In order to be able to perform this direct IO asynchronously, Oracle also dynamically scales up the number of OS asynch IO descriptors, one for each slot (up to 4096 descriptors per process). When Oracle doesn’t need the direct IO slots anymore (when the direct path table scan has ended or a workarea/tempseg gets cancelled) then it scales down the number of direct IO slots and asynch IO descriptors. Scaling asynch IO descriptors up/down requires issuing syscalls to OS (as the AIO descriptors are OS kernel structures).

 

I guess this is supposed to be an optimization, to avoid running out of OS AIO descriptors, by releasing them when not they’re not needed, but as that Metalink note mentioned, the resize apparently sucks on Linux. Perhaps that’s why other ports also suffer and have seen the same wait event.

 

The “asynch descriptor resize” event itself is really an IO wait event (recorded in the wait class Other though), waiting for reaping outstanding IOs. Once this wait is over, then the OS call to change the amount of asynch IO descriptors (allocated to that process) is made. There’s no wait event recorded for the actual “resize” OS call as it shouldn’t block.

 

So, the more direct IO you do, especially when sorting/hashing to temp with frequent workarea closing/opening, the more of this event you’ll see (and it’s probably the same for regular tablespace direct path IO too).

 

This problem wouldn’t be noticeable if Oracle kept async io descriptors cached and wouldn’t constantly allocated/free them. Of course then you may end up running out of aio descriptors in the whole server easier. Also I don’t know whether there would be some OS issues with reusing cached aio descriptors, perhaps there is a good reason why such caching isn’t done.

 

Nevertheless, what’s causing this wait event is too frequent aio descriptor resize due to changes in direct IO slot count (due to changes in PGA workarea/temp segment and perhaps when doing frequent direct path scans through lots of tables/partitions too).

 

So, the obvious question here is what to do about this wait event? Well, first you should check how big part of your total response time this event takes at all?

 

  1. If it’s someting like 1% of your response time, then this is not your problem anyway and troubleshooting this further would be not practical – it’s just how Oracle works :)
  2. If it’s something like 20% or more of your response time, then it’s clearly a problem and you’d need to talk to Oracle Support to sort out the bug
  3. If it’s anything in between, make sure you don’t have an IO problem first, before telling that this is a bug. In one recent example I saw direct path reads take over a second on average when this problem popped up. The asynch descriptor resize wait event may well disappear from the radar once you fix the root cause – slow IO (or SQL doing too much IO). Remember, the asynch descriptor resize wait event, at least on Linux, is actually an IO wait event, the process is waiting for outstanding IO completion before the descriptor count increase/decrease can take place.
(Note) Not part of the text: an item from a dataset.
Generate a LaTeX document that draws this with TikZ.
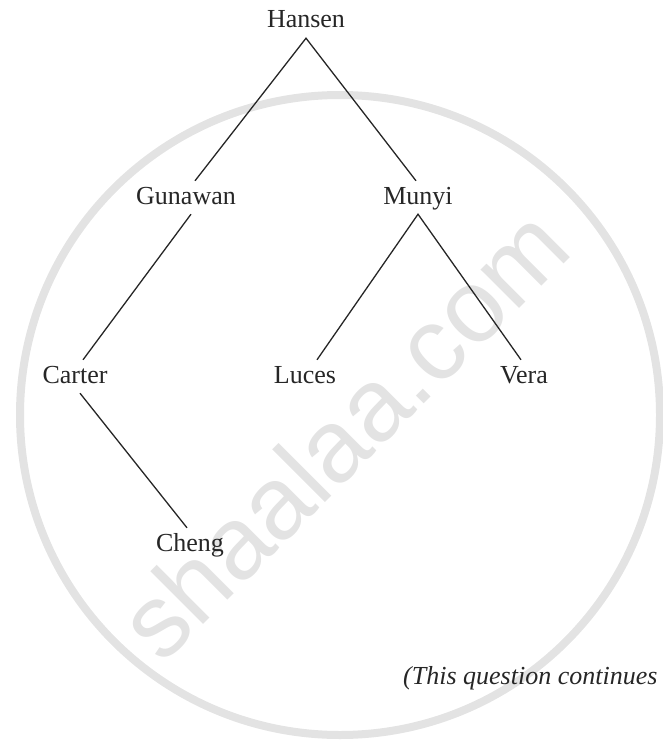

Read currently running SQL statement’s bind variable values using V$SQL_MONITOR.BIND_XML in Oracle 11.2

The title pretty much says it. In Oracle 11.2, if you have the Diag+Tuning Pack licenses and the SQL monitoring kicks in for your SQL statement, then instead of the old fashioned ERRORSTACK dump reading you can just query the V$SQL_MONITOR.BIND_XML to find the values and metadata of your SQL statement’s bind variables.

I’ve written an example here:

And a related comment – V$SQL_BIND_CAPTURE is not a reliable way for identifying the current bind variable values in use. Oracle’s bind capture mechanism does not capture every single bind variable into SGA (it would slow down apps which run lots of short statements with bind variables). The bind capture only selectively samples bind values, during the first execution of a new cursor and then every 15 minutes from there (controlled by _cursor_bind_capture_interval parameter), assuming that new executions of that same cursor are still being started (the capture happens only when execution starts, not later during the execution).

Exadata v2 Smart Scan Performance Troubleshooting article

I finally finished my first Exadata performance troubleshooting article.

This explains one bug I did hit when stress testing an Exadata v2 box, which caused smart scan to go very slow – and how I troubleshooted it:

Thanks to my secret startup company I’ve been way too busy to write anything serious lately, but apparently staying up until 6am helped this time! :-) Anyway, maybe next weekend I can repeat this and write Part 2 in the Exadata troubleshooting series ;-)

Enjoy! Comments are welcome to this blog entry as I haven’t figured out a good way to enable comments in the google sites page I’m using…

Dropping and creating tables in read only tablespaces?!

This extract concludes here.